What Documents Are Needed to Renounce REs?
Renouncing rights entitlements requires a few basic documents and account prerequisites, most importantly an active demat account linked with a valid PAN card, since REs can only be credited and transferred electronically. For on-market renunciation through NSE or BSE, an investor simply needs a functioning trading and demat account with a registered stockbroker, similar to selling regular shares. For off-market transfers directly to a specific buyer, the shareholder must submit a delivery instruction slip (DIS) to their depository participant, specifying the buyer's demat account details, ISIN of the rights entitlement, and quantity being transferred.
Should You Renounce or Subscribe? Key Factors to Decide
Deciding whether to renounce or subscribe to a rights issue depends on factors including available investment funds, confidence in the company's future prospects, the discount offered on rights shares, and the investor's tolerance for ownership dilution. Investors who believe strongly in the company's growth and have sufficient capital may prefer to subscribe fully, or even apply for additional shares, to increase their stake at a discounted price.
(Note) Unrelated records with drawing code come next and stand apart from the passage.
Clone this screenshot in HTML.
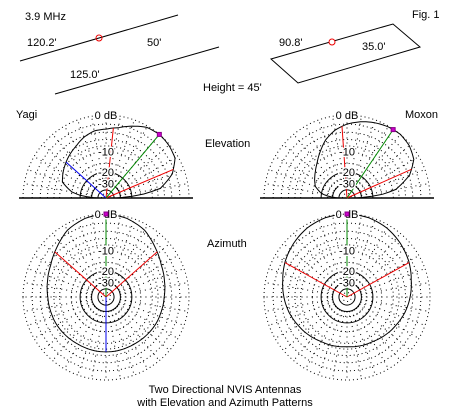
<!DOCTYPE html>
<html><head><meta charset="utf-8"><style>
body{margin:0;background:#fff}
svg{display:block;font-family:"Liberation Sans",Arial,sans-serif;font-size:11px}
</style></head><body>
<svg id="fig" width="450" height="420" viewBox="0 0 450 420">
<g stroke="#000" fill="none" stroke-width="1">
<line x1="20" y1="61" x2="178" y2="15"/>
<line x1="55" y1="94" x2="219" y2="47"/>
<circle cx="99" cy="38" r="3" stroke="#e00"/>
<polygon points="271,59 393,24 420,47 298,83"/>
<circle cx="332" cy="42" r="3" stroke="#e00" fill="#fff"/>
</g>
<g fill="#000">
<text x="25" y="20">3.9 MHz</text>
<text x="27" y="46">120.2'</text>
<text x="147" y="46">50'</text>
<text x="70" y="78">125.0'</text>
<text x="203" y="91">Height = 45'</text>
<text x="279" y="46">90.8'</text>
<text x="362" y="50">35.0'</text>
<text x="412" y="18">Fig. 1</text>
<text x="16" y="118">Yagi</text>
<text x="405" y="118">Moxon</text>
<text x="205" y="147">Elevation</text>
<text x="207" y="247">Azimuth</text>
<text x="225" y="393" text-anchor="middle">Two Directional NVIS Antennas</text>
<text x="225" y="406" text-anchor="middle">with Elevation and Azimuth Patterns</text>
</g>
</svg>
<script>
// Elevation angles (deg above horizon) and gains (dB)
const elevAngles = [0,5,10,20,30,40,50,60,70,80,90,100,110,120,130,140,150,160,170,175,180];
const yagiElevDb = [-36,-15,-7,-2.8,-0.7,-0.2,0,-0.3,-1.4,-2.6,-3.2,-3.4,-4.3,-5.6,-6.6,-7.7,-8.8,-10,-15,-21,-40];
const moxonElevDb = [-39.5,-15.7,-8.8,-3.8,-1.25,-0.35,0,-0.17,-0.6,-1.2,-2.0,-3.2,-5.0,-7.5,-10.0,-12.0,-13.7,-15.5,-20,-26,-39.5];
// Azimuth angles (deg from forward, symmetric) and gains (dB)
const azAngles = [0,15,30,45,60,75,90,105,120,135,150,165,180];
const yagiAzDb = [0,-0.35,-1.25,-3.0,-4.5,-5.4,-6.1,-6.4,-6.6,-6.9,-7.1,-7.1,-7.1];
const moxonAzDb = [0,-0.17,-0.7,-1.6,-2.6,-3.8,-4.7,-5.6,-6.6,-7.4,-8.2,-8.5,-8.8];
// Beam markers: max angle, half-power angles, rear angle
const yagiElevMarks = [50,84,23,138];
const moxonElevMarks = [56,94,24];
const yagiAzMarks = [0,48.6,180];
const moxonAzMarks = [0,61];
const ringLabels = ["0 dB","-10","-20","-30"];
const ringDb = [0,-10,-20,-30];

const NS="http://www.w3.org/2000/svg";
const svg=document.getElementById('fig');
const R=83;
function rad(db){return R*Math.pow(0.89,-db/2);}
function mk(tag,attrs,parent){const e=document.createElementNS(NS,tag);for(const k in attrs)e.setAttribute(k,attrs[k]);(parent||svg).appendChild(e);return e;}
function interp(angles,dbs,a){
  for(let i=0;i<angles.length-1;i++){if(a>=angles[i]&&a<=angles[i+1]){const t=(a-angles[i])/(angles[i+1]-angles[i]);return dbs[i]+t*(dbs[i+1]-dbs[i]);}}
  return dbs[dbs.length-1];
}
function ptE(cx,cy,a,db){const r=rad(db),t=a*Math.PI/180;return [cx+r*Math.cos(t),cy-r*Math.sin(t)];}
function ptA(cx,cy,a,db){const r=rad(db),t=a*Math.PI/180;return [cx+r*Math.sin(t),cy-r*Math.cos(t)];}

function grid(cx,cy,half,name){
  const g=mk('g',{fill:'none'});
  
  
  const dotted=[0,-2,-4,-6,-8,-10,-15,-25,-50];
  const solid=[-20,-30,-40];
  const arc=(r)=>half?`M${cx-r},${cy} A${r},${r} 0 0 1 ${cx+r},${cy}`:`M${cx-r},${cy} A${r},${r} 0 1 1 ${cx+r},${cy} A${r},${r} 0 1 1 ${cx-r},${cy}`;
  dotted.forEach(d=>{const p=mk('path',{d:arc(rad(d)),stroke:'#000','stroke-width':1,'stroke-dasharray':'1 3'},g);
    
    });
  solid.forEach(d=>{const p=mk('path',{d:arc(rad(d)),stroke:'#000','stroke-width':1},g);
    
    });
  const n=half?18:36;
  for(let i=0;i<=n;i++){const a=i*10*Math.PI/180;const r1=rad(-30),r2=R;
    const l=mk('line',{x1:cx+r1*Math.cos(a),y1:cy-r1*Math.sin(a),x2:cx+r2*Math.cos(a),y2:cy-r2*Math.sin(a),stroke:'#000','stroke-dasharray':'1 4'},g);
    
    }
  if(half){const b=mk('line',{x1:cx-R-4,y1:cy,x2:cx+R+4,y2:cy,stroke:'#000','stroke-width':1.5},g);
    
    }
}
function labels(cx,cy,name){
  ringDb.forEach((d,i)=>{const y=cy-rad(d);
    const t=mk('text',{x:cx,y:y+4,'text-anchor':'middle',fill:'#000',stroke:'#fff','stroke-width':3,'paint-order':'stroke'});
    t.textContent=ringLabels[i];
    
    });
}
function pattern(pts,name){
  const p=mk('path',{d:'M'+pts.map(q=>q[0].toFixed(1)+','+q[1].toFixed(1)).join('L'),fill:'none',stroke:'#000','stroke-width':1});
  
  
}
function ray(cx,cy,p,color,name){
  const l=mk('line',{x1:cx,y1:cy,x2:p[0],y2:p[1],stroke:color,'stroke-width':1});
  
  
}
function marker(p,name){
  const m=mk('rect',{x:p[0]-2,y:p[1]-2,width:4,height:4,fill:'#c0c',stroke:'#808'});
  
  
}
function elevPlot(cx,cy,dbs,marks,name){
  grid(cx,cy,true,name);
  const pts=[];for(let a=0;a<=180;a+=2)pts.push(ptE(cx,cy,a,interp(elevAngles,dbs,a)));
  pattern(pts,name+'-pattern');
  const pm=ptE(cx,cy,marks[0],interp(elevAngles,dbs,marks[0]));
  ray(cx,cy,ptE(cx,cy,marks[1],interp(elevAngles,dbs,marks[1])),'#e00',name+'-halfpower-line');
  ray(cx,cy,ptE(cx,cy,marks[2],interp(elevAngles,dbs,marks[2])),'#e00',name+'-halfpower-line');
  if(marks.length>3)ray(cx,cy,ptE(cx,cy,marks[3],interp(elevAngles,dbs,marks[3])),'#00e',name+'-rear-line');
  ray(cx,cy,pm,'#080',name+'-max-line');
  labels(cx,cy,name);
  marker(pm,name+'-max-marker');
}
function azPlot(cx,cy,dbs,marks,name){
  grid(cx,cy,false,name);
  const pts=[];for(let a=0;a<=360;a+=3){const b=a>180?360-a:a;pts.push(ptA(cx,cy,a,interp(azAngles,dbs,b)));}
  pattern(pts,name+'-pattern');
  ray(cx,cy,ptA(cx,cy,-marks[1],interp(azAngles,dbs,marks[1])),'#e00',name+'-halfpower-line');
  ray(cx,cy,ptA(cx,cy,marks[1],interp(azAngles,dbs,marks[1])),'#e00',name+'-halfpower-line');
  if(marks.length>2)ray(cx,cy,ptA(cx,cy,marks[2],interp(azAngles,dbs,marks[2])),'#00e',name+'-rear-line');
  const pm=ptA(cx,cy,marks[0],interp(azAngles,dbs,marks[0]));
  ray(cx,cy,pm,'#080',name+'-max-line');
  labels(cx,cy,name);
  marker(pm,name+'-max-marker');
}
elevPlot(106,198,yagiElevDb,yagiElevMarks,'yagi-elevation');
elevPlot(347,198,moxonElevDb,moxonElevMarks,'moxon-elevation');
azPlot(106,297,yagiAzDb,yagiAzMarks,'yagi-azimuth');
azPlot(347,297,moxonAzDb,moxonAzMarks,'moxon-azimuth');
</script>
</body></html>
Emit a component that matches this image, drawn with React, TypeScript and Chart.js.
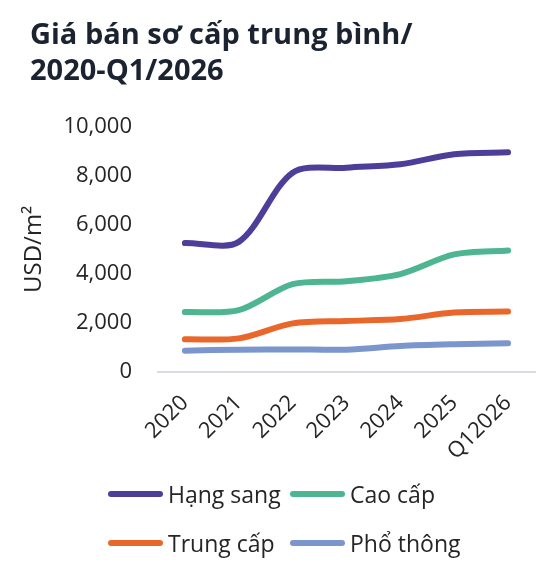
import React, { useEffect, useRef } from "react";
import { Chart, registerables } from "chart.js";

Chart.register(...registerables);

const titleLines = ["Giá bán sơ cấp trung bình/", "2020-Q1/2026"];
const yAxisTitle = "USD/m²";
const categories = ["2020", "2021", "2022", "2023", "2024", "2025", "Q12026"];
const hangSang = [5250, 5300, 8120, 8320, 8460, 8870, 8950];
const caoCap = [2440, 2520, 3580, 3700, 3990, 4790, 4950];
const trungCap = [1330, 1370, 1980, 2080, 2160, 2420, 2460];
const phoThong = [870, 910, 920, 910, 1060, 1130, 1170];
const seriesNames = ["Hạng sang", "Cao cấp", "Trung cấp", "Phổ thông"];
const seriesColors = ["#4d3f99", "#4db590", "#ea672c", "#7b96cd"];
const yMin = 0;
const yMax = 10000;
const yStep = 2000;

const seriesValues = [hangSang, caoCap, trungCap, phoThong];
const FONT = "'Open Sans', 'Noto Sans', sans-serif";
const TEXT = "#252525";

export default function App() {
  const canvasRef = useRef<HTMLCanvasElement | null>(null);

  useEffect(() => {
    const canvas = canvasRef.current;
    if (!canvas) return;
    const chart = new Chart(canvas, {
      type: "line",
      data: {
        labels: categories,
        datasets: seriesNames.map((name, i) => ({
          label: name,
          data: seriesValues[i],
          borderColor: seriesColors[i],
          backgroundColor: seriesColors[i],
          borderWidth: 6,
          borderCapStyle: "round" as const,
          borderJoinStyle: "round" as const,
          pointRadius: 0,
          pointHoverRadius: 0,
          tension: 0.3,
          fill: false,
        })),
      },
      options: {
        responsive: false,
        animation: false,
        devicePixelRatio: 1,
        layout: { padding: { left: 0, right: 16, top: 118.5, bottom: 0 } },
        plugins: {
          legend: { display: false },
          title: { display: false },
          tooltip: { enabled: false },
        },
        scales: {
          x: {
            offset: true,
            grid: { display: false, drawTicks: false },
            border: { display: true, color: "#d9dce2", width: 2 },
            ticks: {
              color: TEXT,
              font: { family: FONT, size: 22 },
              minRotation: 45,
              maxRotation: 45,
              padding: 18,
              autoSkip: false,
            },
            afterFit: (scale: any) => {
              scale.height = 106;
            },
          },
          y: {
            min: yMin,
            max: yMax,
            grid: { display: false, drawTicks: false },
            border: { display: false },
            ticks: {
              stepSize: yStep,
              color: TEXT,
              padding: 26,
              font: { family: FONT, size: 22 },
              callback: (v: any) => Number(v).toLocaleString("en-US"),
            },
            title: {
              display: true,
              text: yAxisTitle,
              color: TEXT,
              font: { family: FONT, size: 24 },
              padding: { top: 12, bottom: 0 },
            },
            afterFit: (scale: any) => {
              scale.width = 150;
            },
          },
        },
      },
    });
    return () => chart.destroy();
  }, []);

  return (
    <div style={{ position: "relative", width: 543, height: 561, fontFamily: FONT }}>
      <canvas ref={canvasRef} width={543} height={470} style={{ position: "absolute", left: 0, top: 0, width: 543, height: 470 }} />
      <div
        style={{
          position: "absolute",
          left: 22,
          top: 7,
          fontSize: 29,
          lineHeight: "36px",
          fontWeight: 700,
          color: "#1b2230",
          whiteSpace: "nowrap",
        }}
      >
        {titleLines.map((t) => (
          <div key={t}>{t}</div>
        ))}
      </div>
      {seriesNames.map((name, i) => {
        const col = i % 2;
        const row = Math.floor(i / 2);
        return (
          <div
            key={name}
            style={{
              position: "absolute",
              left: 100 + col * 182,
              top: 486 + row * 49 - 20,
              height: 40,
              display: "flex",
              alignItems: "center",
              fontSize: 23,
              color: TEXT,
              whiteSpace: "nowrap",
            }}
          >
            <div style={{ width: 55, height: 6, borderRadius: 3, background: seriesColors[i], marginRight: 5 }} />
            <span>{name}</span>
          </div>
        );
      })}
    </div>
  );
}
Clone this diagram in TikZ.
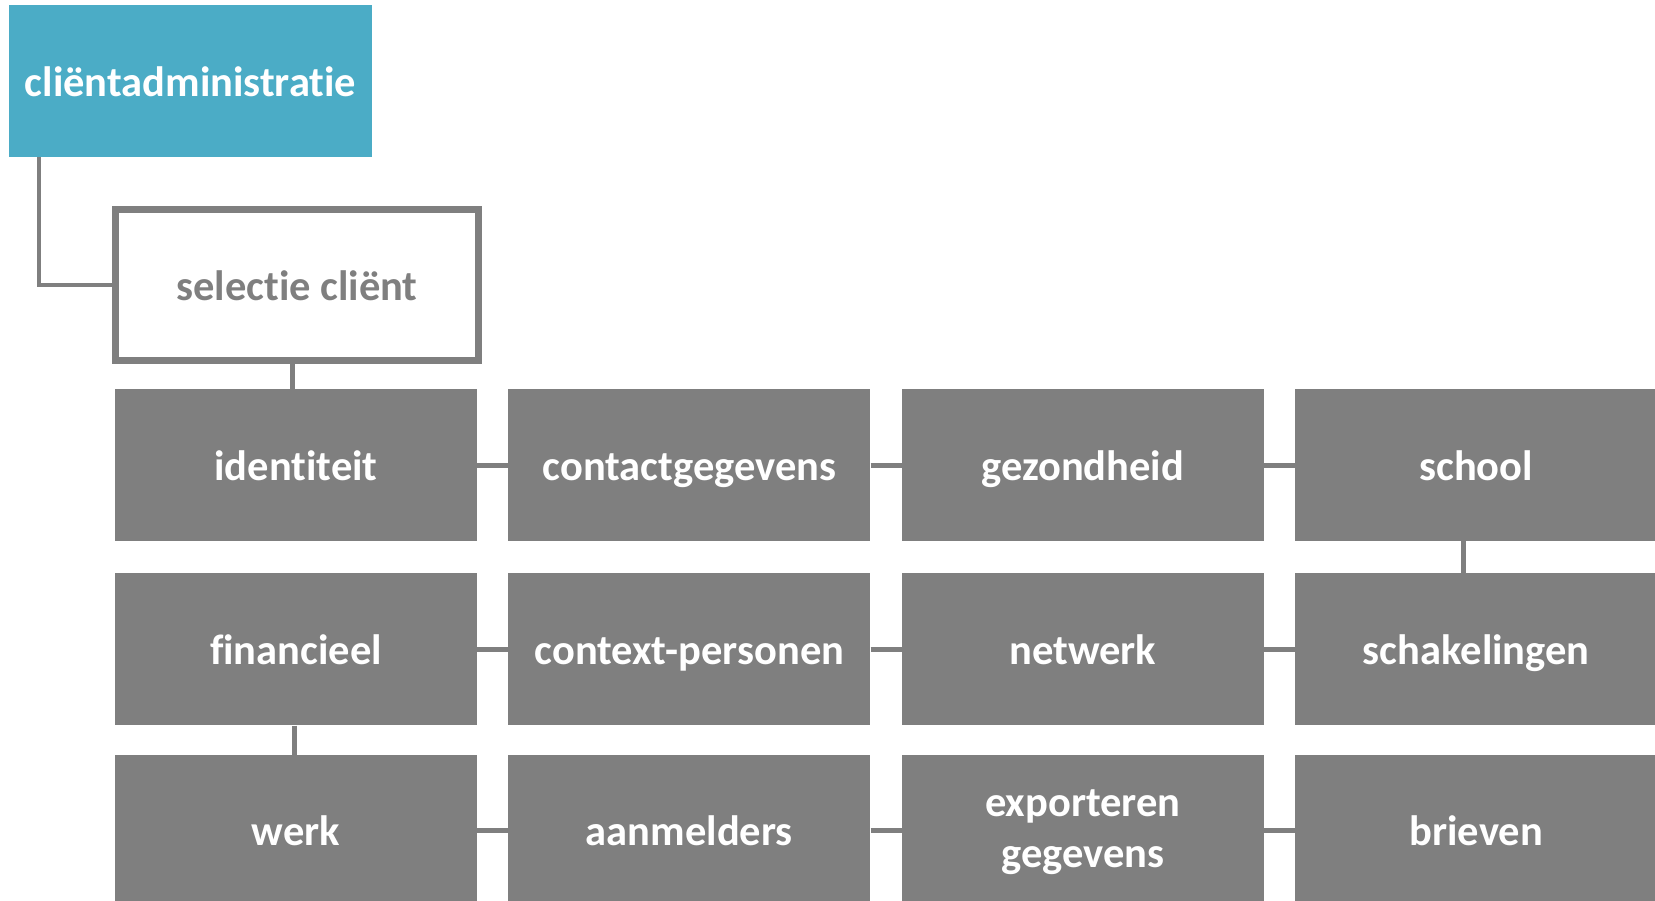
\documentclass[tikz,border=0pt]{standalone}
\usepackage{fontspec}
\setmainfont{Carlito}[Ligatures=NoCommon]
\usetikzlibrary{positioning}
\definecolor{tealbox}{HTML}{4BACC6}
\definecolor{greybox}{HTML}{7F7F7F}
\tikzset{
	item/.style = {fill=greybox, text=white, minimum width=362pt, minimum height=152pt, inner sep=0pt, align=center},
	link/.style = {draw=greybox, line width=5pt},
}

\begin{document}
\begin{tikzpicture}[x=1pt, y=-1pt, font=\fontsize{42.5}{51}\selectfont\bfseries, text height=40pt, text depth=10pt]
		\clip (0,0) rectangle (1655,900);
		\node[fill=tealbox, text=white, minimum width=363pt, minimum height=152pt, inner sep=0pt] (admin) at (190.5,81) {cliëntadministratie};
		\node[draw=greybox, line width=7pt, text=greybox, minimum width=363pt, minimum height=151pt, inner sep=0pt] (select) at (297,285) {selectie cliënt};
		\node[item] (ident) at (296,465) {identiteit};
		\node[item, right=31pt of ident] (contact) {contactgegevens};
		\node[item, right=31pt of contact] (health) {gezondheid};
		\node[item, right=31pt of health] (school) {school};
		\node[item, below=32pt of ident] (finance) {financieel};
		\node[item, right=31pt of finance] (persons) {context-personen};
		\node[item, right=31pt of persons] (network) {netwerk};
		\node[item, right=31pt of network] (switches) {schakelingen};
		\node[item, below=29pt of finance] (work) {werk};
		\node[item, right=31pt of work] (senders) {aanmelders};
		\node[item, right=31pt of senders, text height=84pt] (export) {exporteren\\gegevens};
		\node[item, right=31pt of export] (letters) {brieven};
		\draw[link, line width=4.5pt] ([xshift=30pt]admin.south west) |- (select.west);
		\draw[link] ([xshift=-5pt]select.south) -- ([xshift=-4pt]ident.north);
		\draw[link] (ident.east) -- (contact.west);
		\draw[link] (contact.east) -- (health.west);
		\draw[link] (health.east) -- (school.west);
		\draw[link] (finance.east) -- (persons.west);
		\draw[link] (persons.east) -- (network.west);
		\draw[link] (network.east) -- (switches.west);
		\draw[link] (work.east) -- (senders.west);
		\draw[link] (senders.east) -- (export.west);
		\draw[link] (export.east) -- (letters.west);
		\draw[link] ([xshift=-13pt]school.south) -- ([xshift=-13pt]switches.north);
		\draw[link] ([xshift=-2pt]finance.south) -- ([xshift=-2pt]work.north);
	\end{tikzpicture}
\end{document}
Conversely, investors who need liquidity, want to avoid further capital commitment, or are less confident about the company's near-term performance may find it more sensible to sell part or all of their rights entitlement and redeploy the proceeds elsewhere.
Frequently Asked Questions
What is renunciation of rights entitlement in simple terms?
Renunciation of rights entitlement is when a shareholder transfers or sells their right to buy new shares in a company's rights issue to another investor instead of subscribing personally.
Can I sell my rights entitlement instead of buying shares?
Yes, you can sell your rights entitlement on NSE or BSE during the renunciation window, or transfer it off-market via a delivery instruction slip, and receive payment instead of subscribing to shares.
What happens if I don't renounce or subscribe to my rights entitlement?
If a rights entitlement is neither renounced nor used to apply for shares before the rights issue closes, it simply lapses and becomes worthless, resulting in a complete loss of its value.
Is renunciation of rights entitlement taxable in India?
Yes, gains from selling or renouncing a rights entitlement for consideration are generally treated as short-term capital gains and taxed under the Income Tax Act, so investors should confirm exact rates with a tax advisor.
Who can buy a renounced rights entitlement?
Any investor with a valid demat account, including individuals who were not previously shareholders, can typically buy a renounced rights entitlement, unless the letter of offer restricts specific categories of buyers.
Can NRIs and FPIs receive renounced rights entitlements?
NRIs and FPIs can generally receive renounced rights entitlements subject to FEMA regulations, sectoral investment caps, and any company-specific restrictions disclosed in the letter of offer.
Does renouncing rights entitlement affect my shareholding percentage?
Yes, renouncing your rights entitlement reduces your proportional ownership in the company because the new shares go to the renouncee instead of you, diluting your existing stake.